— start of DATASET RECORDS —

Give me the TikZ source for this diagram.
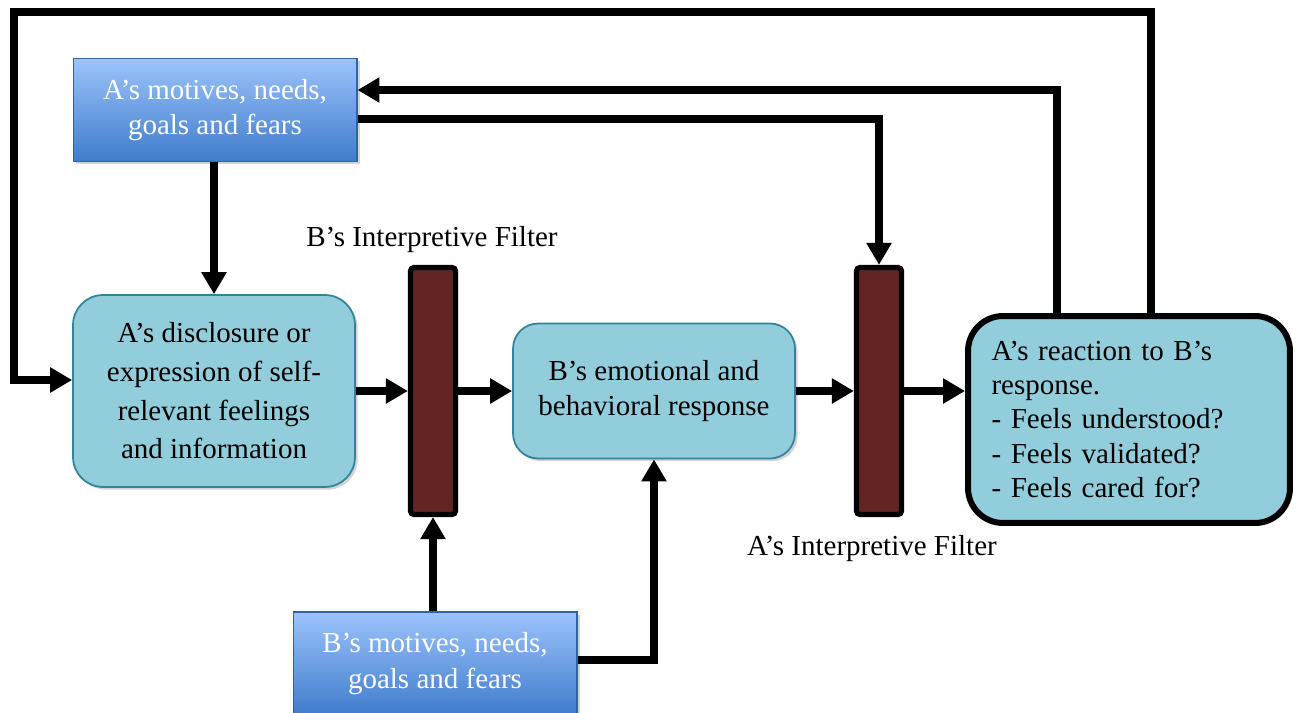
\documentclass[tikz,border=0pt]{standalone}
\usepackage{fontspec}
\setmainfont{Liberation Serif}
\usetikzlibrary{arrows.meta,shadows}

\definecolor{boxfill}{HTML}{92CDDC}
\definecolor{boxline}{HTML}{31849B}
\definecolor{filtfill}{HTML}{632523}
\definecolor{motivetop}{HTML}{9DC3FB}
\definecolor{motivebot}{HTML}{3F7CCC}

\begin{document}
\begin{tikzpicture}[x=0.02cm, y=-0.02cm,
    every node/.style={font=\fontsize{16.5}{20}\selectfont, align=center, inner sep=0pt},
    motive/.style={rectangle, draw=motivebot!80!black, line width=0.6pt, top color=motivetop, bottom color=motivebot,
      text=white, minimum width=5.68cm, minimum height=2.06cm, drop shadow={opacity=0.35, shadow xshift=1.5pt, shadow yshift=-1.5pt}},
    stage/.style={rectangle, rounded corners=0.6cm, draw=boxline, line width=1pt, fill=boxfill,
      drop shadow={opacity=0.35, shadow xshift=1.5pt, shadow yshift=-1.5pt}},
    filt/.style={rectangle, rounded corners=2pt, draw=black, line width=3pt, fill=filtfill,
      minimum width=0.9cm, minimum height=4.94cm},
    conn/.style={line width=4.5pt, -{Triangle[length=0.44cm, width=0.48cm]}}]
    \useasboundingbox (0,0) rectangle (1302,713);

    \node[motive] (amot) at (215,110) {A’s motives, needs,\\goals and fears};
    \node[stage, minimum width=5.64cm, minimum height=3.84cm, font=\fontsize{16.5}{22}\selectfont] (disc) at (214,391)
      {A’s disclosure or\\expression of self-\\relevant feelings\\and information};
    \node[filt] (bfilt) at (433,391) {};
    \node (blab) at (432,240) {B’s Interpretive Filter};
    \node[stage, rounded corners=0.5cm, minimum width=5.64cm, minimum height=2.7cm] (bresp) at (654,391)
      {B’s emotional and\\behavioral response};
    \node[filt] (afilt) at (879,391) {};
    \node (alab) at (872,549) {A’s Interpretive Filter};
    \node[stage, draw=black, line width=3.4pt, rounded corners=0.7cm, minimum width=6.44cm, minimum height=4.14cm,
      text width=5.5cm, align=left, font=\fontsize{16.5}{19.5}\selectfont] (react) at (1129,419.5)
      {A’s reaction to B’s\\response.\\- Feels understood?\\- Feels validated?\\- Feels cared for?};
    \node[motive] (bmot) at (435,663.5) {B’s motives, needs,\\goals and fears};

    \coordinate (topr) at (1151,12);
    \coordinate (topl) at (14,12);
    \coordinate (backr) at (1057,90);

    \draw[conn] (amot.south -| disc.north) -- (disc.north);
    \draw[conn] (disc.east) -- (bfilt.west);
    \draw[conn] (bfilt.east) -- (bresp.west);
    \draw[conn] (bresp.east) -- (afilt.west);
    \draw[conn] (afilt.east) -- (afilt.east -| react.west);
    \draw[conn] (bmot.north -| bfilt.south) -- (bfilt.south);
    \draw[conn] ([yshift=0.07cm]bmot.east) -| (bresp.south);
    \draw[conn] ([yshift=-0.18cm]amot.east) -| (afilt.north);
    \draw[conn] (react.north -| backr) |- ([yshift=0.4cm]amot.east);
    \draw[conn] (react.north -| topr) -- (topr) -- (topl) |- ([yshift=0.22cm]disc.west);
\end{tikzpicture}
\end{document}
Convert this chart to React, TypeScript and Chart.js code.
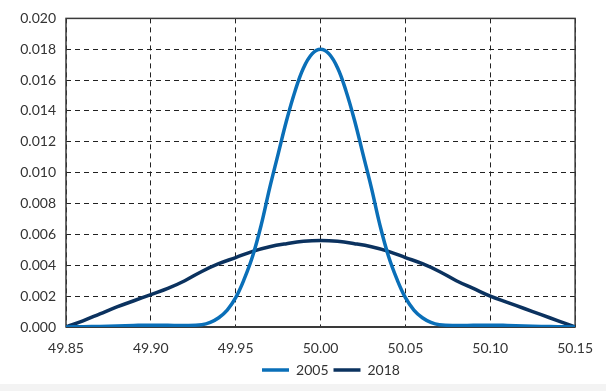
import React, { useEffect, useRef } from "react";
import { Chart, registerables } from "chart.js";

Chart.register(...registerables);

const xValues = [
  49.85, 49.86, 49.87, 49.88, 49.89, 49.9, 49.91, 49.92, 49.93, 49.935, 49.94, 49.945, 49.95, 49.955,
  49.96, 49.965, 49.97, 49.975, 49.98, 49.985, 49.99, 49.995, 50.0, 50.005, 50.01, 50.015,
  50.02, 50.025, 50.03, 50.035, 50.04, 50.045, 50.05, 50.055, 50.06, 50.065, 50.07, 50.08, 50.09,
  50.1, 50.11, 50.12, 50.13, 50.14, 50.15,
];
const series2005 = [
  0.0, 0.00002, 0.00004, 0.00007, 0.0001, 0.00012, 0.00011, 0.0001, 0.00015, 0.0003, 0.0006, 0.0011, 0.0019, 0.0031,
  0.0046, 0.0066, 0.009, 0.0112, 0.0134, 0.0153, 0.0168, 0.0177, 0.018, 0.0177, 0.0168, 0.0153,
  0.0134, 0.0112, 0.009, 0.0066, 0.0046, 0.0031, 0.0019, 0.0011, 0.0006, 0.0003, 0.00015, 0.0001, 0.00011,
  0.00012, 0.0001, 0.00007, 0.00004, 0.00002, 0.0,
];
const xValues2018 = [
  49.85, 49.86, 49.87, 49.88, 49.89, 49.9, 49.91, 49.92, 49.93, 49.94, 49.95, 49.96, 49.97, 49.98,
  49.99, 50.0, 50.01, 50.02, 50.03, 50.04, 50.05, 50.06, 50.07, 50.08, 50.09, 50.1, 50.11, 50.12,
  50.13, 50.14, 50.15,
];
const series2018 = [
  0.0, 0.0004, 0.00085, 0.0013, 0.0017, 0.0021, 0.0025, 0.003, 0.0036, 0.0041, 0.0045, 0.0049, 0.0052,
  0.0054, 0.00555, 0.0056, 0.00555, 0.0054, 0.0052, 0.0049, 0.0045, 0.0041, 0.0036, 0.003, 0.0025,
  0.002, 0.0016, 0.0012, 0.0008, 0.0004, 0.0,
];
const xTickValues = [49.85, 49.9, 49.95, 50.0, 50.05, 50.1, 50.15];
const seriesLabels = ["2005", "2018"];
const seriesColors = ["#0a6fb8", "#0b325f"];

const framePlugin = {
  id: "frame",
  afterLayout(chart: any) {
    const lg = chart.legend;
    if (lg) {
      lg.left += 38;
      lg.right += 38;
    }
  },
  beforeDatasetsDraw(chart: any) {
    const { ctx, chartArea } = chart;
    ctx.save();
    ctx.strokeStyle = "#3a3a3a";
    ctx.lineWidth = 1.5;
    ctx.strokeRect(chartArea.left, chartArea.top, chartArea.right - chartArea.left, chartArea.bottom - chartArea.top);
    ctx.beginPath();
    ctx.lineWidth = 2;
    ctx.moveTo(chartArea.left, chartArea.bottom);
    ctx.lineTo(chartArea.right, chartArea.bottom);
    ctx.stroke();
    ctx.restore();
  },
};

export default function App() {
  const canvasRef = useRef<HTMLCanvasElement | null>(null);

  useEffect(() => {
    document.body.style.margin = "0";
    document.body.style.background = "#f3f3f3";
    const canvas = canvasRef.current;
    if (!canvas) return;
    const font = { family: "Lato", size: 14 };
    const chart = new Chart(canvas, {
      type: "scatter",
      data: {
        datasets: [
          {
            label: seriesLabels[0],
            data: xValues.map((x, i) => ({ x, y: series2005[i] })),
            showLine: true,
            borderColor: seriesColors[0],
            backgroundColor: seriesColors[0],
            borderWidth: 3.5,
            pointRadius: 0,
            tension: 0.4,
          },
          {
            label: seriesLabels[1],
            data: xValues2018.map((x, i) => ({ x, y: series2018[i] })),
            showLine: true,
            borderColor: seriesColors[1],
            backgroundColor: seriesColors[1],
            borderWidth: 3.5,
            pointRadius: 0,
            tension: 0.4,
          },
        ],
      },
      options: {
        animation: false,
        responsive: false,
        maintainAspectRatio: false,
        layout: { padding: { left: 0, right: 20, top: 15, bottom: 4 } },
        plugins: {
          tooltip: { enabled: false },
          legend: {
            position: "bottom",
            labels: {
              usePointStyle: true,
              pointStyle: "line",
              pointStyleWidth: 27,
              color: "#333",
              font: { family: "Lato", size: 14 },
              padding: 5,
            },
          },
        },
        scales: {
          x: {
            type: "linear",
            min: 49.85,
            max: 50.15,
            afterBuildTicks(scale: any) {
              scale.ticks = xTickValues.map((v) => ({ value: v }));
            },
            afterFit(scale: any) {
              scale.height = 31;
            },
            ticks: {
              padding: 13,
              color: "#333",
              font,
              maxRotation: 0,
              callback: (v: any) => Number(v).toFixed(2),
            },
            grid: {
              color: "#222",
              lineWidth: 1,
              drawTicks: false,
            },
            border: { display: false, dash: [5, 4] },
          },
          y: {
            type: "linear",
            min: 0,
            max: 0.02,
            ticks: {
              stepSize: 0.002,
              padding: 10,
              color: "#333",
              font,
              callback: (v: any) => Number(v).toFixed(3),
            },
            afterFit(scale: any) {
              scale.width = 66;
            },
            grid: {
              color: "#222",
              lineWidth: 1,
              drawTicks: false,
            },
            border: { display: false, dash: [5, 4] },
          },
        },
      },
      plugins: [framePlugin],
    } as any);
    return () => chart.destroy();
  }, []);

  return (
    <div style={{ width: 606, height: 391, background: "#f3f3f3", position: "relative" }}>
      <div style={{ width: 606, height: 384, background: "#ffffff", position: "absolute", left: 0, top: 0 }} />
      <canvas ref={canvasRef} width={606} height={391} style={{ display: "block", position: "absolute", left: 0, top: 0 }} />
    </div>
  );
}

— end of DATASET RECORDS —

§ **WHAT THE EXERCISE ASKS**
Can the lines from the start of the records through the line with "(0,0) rectangle (1302,713);" be given again exactly, with the pictures left out?

§ **FINAL RESULT**
Give me the TikZ source for this diagram.
\documentclass[tikz,border=0pt]{standalone}
\usepackage{fontspec}
\setmainfont{Liberation Serif}
\usetikzlibrary{arrows.meta,shadows}

\definecolor{boxfill}{HTML}{92CDDC}
\definecolor{boxline}{HTML}{31849B}
\definecolor{filtfill}{HTML}{632523}
\definecolor{motivetop}{HTML}{9DC3FB}
\definecolor{motivebot}{HTML}{3F7CCC}

\begin{document}
\begin{tikzpicture}[x=0.02cm, y=-0.02cm,
    every node/.style={font=\fontsize{16.5}{20}\selectfont, align=center, inner sep=0pt},
    motive/.style={rectangle, draw=motivebot!80!black, line width=0.6pt, top color=motivetop, bottom color=motivebot,
      text=white, minimum width=5.68cm, minimum height=2.06cm, drop shadow={opacity=0.35, shadow xshift=1.5pt, shadow yshift=-1.5pt}},
    stage/.style={rectangle, rounded corners=0.6cm, draw=boxline, line width=1pt, fill=boxfill,
      drop shadow={opacity=0.35, shadow xshift=1.5pt, shadow yshift=-1.5pt}},
    filt/.style={rectangle, rounded corners=2pt, draw=black, line width=3pt, fill=filtfill,
      minimum width=0.9cm, minimum height=4.94cm},
    conn/.style={line width=4.5pt, -{Triangle[length=0.44cm, width=0.48cm]}}]
    \useasboundingbox (0,0) rectangle (1302,713);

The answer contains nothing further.